● **REQUIREMENT**: Copy every line of the data that contains the string "this".

[Start]

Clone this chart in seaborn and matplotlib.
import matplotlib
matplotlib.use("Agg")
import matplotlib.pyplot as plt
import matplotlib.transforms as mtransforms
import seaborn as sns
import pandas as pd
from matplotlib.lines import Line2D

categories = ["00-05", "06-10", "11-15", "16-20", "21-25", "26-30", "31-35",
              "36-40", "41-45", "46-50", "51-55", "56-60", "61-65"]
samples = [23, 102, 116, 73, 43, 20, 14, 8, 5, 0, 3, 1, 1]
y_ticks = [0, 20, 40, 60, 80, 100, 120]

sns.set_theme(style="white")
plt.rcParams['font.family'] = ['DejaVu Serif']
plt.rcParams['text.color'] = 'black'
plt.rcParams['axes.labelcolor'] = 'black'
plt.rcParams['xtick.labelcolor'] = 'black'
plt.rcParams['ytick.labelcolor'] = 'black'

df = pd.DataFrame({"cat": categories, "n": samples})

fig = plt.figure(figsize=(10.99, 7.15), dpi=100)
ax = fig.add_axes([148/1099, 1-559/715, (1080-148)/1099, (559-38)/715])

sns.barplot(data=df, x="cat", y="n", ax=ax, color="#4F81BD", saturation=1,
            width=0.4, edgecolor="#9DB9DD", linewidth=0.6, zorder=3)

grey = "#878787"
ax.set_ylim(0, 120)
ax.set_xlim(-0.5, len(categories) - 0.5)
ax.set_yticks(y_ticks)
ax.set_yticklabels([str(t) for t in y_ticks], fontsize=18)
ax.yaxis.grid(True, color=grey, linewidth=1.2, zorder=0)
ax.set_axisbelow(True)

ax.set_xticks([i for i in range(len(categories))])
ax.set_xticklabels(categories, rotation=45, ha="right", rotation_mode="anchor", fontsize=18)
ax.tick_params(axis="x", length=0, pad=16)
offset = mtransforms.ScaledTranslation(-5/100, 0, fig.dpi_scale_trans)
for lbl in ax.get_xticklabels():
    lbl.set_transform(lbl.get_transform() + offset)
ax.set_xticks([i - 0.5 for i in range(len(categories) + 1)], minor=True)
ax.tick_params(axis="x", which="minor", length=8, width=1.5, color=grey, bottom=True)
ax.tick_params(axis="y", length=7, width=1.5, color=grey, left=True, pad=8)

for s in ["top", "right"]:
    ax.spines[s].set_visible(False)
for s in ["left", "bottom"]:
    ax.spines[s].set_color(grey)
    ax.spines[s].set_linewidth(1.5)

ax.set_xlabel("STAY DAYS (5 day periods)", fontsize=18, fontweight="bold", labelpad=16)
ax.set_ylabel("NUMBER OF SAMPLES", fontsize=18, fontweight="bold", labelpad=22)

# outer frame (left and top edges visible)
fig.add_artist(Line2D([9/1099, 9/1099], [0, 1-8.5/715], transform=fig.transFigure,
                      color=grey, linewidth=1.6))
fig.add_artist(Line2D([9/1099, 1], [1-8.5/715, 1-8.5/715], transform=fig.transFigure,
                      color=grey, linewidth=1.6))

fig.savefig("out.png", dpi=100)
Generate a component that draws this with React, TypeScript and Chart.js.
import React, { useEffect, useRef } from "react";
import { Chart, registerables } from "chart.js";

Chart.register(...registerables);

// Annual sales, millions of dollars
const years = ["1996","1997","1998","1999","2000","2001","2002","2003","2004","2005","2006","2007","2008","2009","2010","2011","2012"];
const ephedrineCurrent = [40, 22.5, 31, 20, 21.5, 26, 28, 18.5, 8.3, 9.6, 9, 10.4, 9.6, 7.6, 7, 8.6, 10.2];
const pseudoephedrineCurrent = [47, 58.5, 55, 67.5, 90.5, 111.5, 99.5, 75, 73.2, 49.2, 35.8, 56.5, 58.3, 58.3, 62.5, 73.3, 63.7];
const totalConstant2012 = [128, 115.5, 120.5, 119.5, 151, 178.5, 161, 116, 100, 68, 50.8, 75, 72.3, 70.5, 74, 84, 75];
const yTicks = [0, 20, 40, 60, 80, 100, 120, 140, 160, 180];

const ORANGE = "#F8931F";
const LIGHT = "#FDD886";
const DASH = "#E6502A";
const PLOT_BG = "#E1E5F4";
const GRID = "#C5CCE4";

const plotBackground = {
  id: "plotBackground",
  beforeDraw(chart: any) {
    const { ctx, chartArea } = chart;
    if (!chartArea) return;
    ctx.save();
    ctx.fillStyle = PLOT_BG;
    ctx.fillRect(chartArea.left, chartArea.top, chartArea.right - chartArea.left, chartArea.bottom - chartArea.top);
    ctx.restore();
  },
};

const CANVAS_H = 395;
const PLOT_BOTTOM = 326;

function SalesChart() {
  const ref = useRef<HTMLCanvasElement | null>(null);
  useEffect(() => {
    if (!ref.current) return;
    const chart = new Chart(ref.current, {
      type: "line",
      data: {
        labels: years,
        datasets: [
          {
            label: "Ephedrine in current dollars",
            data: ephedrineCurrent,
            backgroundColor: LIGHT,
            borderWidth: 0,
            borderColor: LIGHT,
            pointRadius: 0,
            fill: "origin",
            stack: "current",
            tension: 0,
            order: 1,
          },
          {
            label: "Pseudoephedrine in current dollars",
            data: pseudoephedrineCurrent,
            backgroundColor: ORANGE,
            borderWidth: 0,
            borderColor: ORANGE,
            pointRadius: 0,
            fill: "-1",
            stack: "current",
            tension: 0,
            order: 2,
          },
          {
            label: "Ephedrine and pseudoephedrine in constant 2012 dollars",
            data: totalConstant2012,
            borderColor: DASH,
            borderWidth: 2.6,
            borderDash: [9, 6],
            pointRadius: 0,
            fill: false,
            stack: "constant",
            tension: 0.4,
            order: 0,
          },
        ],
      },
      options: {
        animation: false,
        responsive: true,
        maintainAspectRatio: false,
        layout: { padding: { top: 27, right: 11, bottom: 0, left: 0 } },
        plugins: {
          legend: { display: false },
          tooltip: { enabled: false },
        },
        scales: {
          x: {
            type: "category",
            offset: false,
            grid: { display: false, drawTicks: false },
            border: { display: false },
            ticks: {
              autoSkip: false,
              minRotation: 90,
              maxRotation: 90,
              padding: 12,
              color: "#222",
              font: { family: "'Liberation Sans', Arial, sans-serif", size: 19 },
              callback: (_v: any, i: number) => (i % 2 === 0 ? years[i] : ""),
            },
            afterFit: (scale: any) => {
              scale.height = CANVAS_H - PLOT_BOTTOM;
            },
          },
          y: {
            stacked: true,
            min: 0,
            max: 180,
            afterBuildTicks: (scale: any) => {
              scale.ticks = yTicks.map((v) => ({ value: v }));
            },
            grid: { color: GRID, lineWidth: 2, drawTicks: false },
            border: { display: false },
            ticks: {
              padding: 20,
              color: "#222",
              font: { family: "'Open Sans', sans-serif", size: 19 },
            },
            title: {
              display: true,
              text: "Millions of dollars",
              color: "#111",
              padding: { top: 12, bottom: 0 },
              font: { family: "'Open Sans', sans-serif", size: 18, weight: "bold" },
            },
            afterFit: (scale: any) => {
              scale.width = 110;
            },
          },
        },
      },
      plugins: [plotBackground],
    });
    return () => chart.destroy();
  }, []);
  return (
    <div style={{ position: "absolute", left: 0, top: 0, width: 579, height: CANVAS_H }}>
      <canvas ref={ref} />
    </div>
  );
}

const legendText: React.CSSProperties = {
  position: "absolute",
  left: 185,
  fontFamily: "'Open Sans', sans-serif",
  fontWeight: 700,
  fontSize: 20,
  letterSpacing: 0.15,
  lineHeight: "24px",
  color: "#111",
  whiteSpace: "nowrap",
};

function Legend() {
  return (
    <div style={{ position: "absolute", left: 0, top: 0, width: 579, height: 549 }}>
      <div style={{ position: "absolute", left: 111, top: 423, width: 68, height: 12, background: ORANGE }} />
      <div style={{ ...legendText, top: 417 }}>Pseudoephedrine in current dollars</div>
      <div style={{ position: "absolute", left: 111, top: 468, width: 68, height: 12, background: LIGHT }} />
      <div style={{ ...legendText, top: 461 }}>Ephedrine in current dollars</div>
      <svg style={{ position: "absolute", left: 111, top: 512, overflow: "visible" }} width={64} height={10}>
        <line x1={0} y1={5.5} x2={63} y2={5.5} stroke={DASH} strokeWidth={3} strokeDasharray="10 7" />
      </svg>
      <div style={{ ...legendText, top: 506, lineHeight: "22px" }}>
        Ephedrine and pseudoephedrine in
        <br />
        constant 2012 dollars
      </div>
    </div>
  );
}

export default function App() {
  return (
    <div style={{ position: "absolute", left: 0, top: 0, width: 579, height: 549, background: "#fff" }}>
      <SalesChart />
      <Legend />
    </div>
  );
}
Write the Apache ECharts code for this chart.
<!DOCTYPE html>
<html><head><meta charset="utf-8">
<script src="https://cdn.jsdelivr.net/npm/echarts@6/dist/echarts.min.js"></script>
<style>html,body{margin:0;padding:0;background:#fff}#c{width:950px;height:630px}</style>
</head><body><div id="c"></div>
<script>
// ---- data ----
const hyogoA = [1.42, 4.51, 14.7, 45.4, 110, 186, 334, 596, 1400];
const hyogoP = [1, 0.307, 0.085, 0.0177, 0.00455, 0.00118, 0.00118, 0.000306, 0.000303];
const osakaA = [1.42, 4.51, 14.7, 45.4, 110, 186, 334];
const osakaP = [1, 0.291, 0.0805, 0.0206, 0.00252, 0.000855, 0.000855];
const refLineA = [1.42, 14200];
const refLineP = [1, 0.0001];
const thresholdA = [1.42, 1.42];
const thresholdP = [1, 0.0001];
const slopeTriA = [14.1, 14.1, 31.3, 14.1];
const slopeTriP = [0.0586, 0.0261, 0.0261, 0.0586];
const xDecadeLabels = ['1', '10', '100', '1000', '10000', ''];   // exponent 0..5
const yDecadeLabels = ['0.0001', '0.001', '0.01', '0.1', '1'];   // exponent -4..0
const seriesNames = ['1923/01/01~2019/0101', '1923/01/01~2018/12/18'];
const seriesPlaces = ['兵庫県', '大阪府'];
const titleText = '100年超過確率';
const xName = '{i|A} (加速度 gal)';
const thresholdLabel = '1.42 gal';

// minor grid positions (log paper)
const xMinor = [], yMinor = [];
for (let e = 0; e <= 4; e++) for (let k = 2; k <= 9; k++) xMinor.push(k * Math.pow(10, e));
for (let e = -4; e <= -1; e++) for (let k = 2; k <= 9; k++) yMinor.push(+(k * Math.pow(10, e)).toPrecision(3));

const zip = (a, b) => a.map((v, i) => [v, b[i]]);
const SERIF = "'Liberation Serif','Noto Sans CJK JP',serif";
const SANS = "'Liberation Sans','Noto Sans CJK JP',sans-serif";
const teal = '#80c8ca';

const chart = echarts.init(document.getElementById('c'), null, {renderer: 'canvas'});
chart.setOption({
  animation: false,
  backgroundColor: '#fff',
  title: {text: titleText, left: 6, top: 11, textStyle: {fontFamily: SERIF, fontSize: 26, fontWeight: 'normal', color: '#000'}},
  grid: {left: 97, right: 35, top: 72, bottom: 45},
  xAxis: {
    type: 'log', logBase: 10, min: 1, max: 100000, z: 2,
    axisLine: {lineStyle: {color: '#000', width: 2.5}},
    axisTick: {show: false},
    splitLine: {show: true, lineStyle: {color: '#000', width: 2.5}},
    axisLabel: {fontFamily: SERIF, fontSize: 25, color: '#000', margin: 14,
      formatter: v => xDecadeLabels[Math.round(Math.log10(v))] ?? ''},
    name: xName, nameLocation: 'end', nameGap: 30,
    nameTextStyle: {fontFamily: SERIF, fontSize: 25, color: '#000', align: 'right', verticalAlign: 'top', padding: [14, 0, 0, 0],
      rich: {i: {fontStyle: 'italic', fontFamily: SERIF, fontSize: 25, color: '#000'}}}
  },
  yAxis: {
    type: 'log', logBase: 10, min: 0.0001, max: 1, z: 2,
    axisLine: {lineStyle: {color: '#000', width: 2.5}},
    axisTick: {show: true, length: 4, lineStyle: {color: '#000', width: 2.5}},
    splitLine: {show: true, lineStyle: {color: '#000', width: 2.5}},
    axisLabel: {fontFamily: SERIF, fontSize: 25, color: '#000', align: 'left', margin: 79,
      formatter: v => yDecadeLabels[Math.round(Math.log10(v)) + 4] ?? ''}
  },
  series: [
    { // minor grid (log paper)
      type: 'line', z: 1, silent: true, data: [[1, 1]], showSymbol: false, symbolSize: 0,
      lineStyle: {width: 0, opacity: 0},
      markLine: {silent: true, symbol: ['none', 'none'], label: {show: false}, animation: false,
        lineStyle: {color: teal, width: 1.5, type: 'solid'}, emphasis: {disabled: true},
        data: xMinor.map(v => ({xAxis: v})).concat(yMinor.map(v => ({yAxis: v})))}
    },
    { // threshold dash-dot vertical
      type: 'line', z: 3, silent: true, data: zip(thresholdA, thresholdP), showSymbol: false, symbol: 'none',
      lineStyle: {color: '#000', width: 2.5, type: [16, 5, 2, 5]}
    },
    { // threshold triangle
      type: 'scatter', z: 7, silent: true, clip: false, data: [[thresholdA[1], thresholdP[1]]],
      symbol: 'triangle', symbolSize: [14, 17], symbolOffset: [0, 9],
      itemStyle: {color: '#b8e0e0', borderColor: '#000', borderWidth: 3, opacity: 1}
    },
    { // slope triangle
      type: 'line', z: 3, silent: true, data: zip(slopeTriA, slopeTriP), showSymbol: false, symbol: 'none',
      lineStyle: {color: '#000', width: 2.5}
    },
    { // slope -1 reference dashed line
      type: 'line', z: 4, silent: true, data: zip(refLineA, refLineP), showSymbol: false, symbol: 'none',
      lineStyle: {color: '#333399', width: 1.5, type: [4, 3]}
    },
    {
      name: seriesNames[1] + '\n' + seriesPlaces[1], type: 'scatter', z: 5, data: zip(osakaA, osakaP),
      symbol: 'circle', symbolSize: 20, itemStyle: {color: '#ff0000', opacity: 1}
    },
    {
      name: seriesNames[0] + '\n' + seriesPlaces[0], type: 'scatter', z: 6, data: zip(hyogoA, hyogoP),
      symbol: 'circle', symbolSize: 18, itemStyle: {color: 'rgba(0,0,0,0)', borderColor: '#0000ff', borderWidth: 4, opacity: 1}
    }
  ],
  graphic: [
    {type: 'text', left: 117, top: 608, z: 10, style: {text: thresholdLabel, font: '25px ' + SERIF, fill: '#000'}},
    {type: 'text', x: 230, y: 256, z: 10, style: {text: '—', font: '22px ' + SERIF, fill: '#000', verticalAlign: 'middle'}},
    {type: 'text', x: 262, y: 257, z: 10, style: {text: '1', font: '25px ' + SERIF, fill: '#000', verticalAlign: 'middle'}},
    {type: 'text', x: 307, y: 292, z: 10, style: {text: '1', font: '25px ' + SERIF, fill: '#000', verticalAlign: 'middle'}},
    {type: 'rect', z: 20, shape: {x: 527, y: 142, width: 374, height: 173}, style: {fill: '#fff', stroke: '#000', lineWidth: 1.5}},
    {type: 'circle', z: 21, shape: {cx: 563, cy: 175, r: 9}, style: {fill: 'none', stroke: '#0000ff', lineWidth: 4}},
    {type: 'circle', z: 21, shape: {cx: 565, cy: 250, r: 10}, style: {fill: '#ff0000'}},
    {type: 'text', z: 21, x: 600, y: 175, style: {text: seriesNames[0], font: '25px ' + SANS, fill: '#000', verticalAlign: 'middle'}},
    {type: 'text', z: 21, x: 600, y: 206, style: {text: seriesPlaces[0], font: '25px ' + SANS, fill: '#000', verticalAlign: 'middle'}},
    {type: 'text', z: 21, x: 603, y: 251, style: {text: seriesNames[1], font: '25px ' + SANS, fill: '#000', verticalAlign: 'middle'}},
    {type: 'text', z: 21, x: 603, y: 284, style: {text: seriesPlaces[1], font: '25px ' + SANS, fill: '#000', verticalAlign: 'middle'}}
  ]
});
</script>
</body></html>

[End]

● **EXPECTED OUTPUT**:
Clone this chart in seaborn and matplotlib.
Generate a component that draws this with React, TypeScript and Chart.js.
Write the Apache ECharts code for this chart.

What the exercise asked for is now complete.